Playing before a home crowd of 46,242 at Colorado Springs, Colo., Air Force dominated play in the first half by building a 16-3 lead on field goals of 37, 22 and 28 yards by Mike Johnson and a four-yard run by Pat Evans.

But Hawaii scored on a 31-yard field goal by Rodrigo Valverde with time running out at the half, and then dominated the third period, taking a 17-16 lead on a pair of two-yard runs by fullback Dan Krowell.

With eight minutes remaining, however, Hawaii's Kyle Ahloo took a low snap and hurried his punt, which covered only 16 yards.

This gave Air Force possession at the Hawaii 41.

Calhoun immediately threw 23 yards to wide receiver Tyrone Jeffcoat and, four plays later, ran off the left side for the clinching score.

Kansas St. 35, W. Illinois 7-- At Manhattan, Kan., Randy Williams threw two touchdown passes and Robert Easterwood intercepted three passes to make a success of the K-State coaching debut of Stan Parrish.

The Wildcats led at halftime, 28-0, more points than they scored in any one game during last season's 1-10 campaign. It was K-State's first home victory since the final game of the 1984 season.

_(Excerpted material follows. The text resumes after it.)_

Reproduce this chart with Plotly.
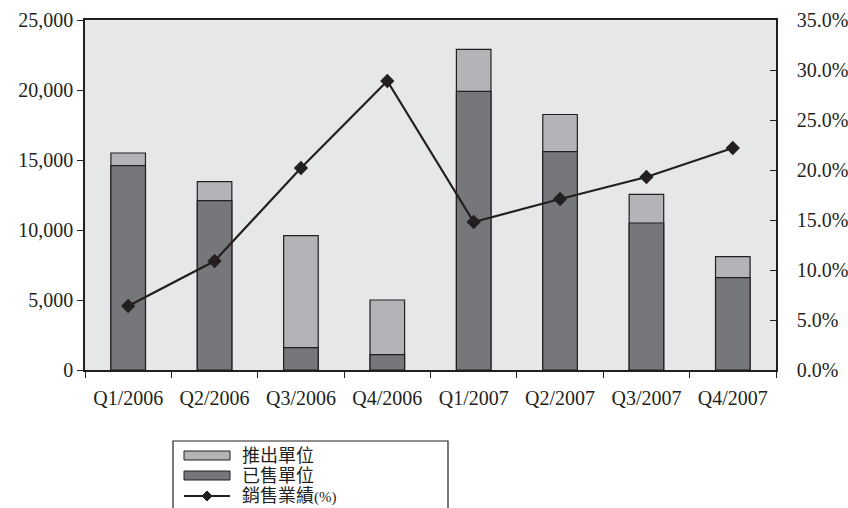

Texas El Paso 64, N. Michigan, 29--Quarterback Sammy Garza completed 36 of 49 passes for 457 yards and 6 touchdowns, and tailback John Harvey added 128 yards and 3 touchdowns as a crowd of 26,510 turned out at El Paso to see the Miners, under new Coach Bob Stull, win their first season opener since 1983.

Louisiana Tech 22, Tulsa 17--Garlon Powell's 59-yard touchdown run, his second score of the game, rallied Louisiana Tech to victory at Tulsa, Okla.

Tulsa was leading 17-15 when Powell, who finished with 129 yards, broke through the left side of the line in the third quarter.

Appalachian St. 17, W. Carolina 13--At Boone, N.C., John Settle rushed for 103 yards in 36 carries and scored 2 touchdowns to carry Appalachian State to a come-from-behind victory over its Southern Conference rival.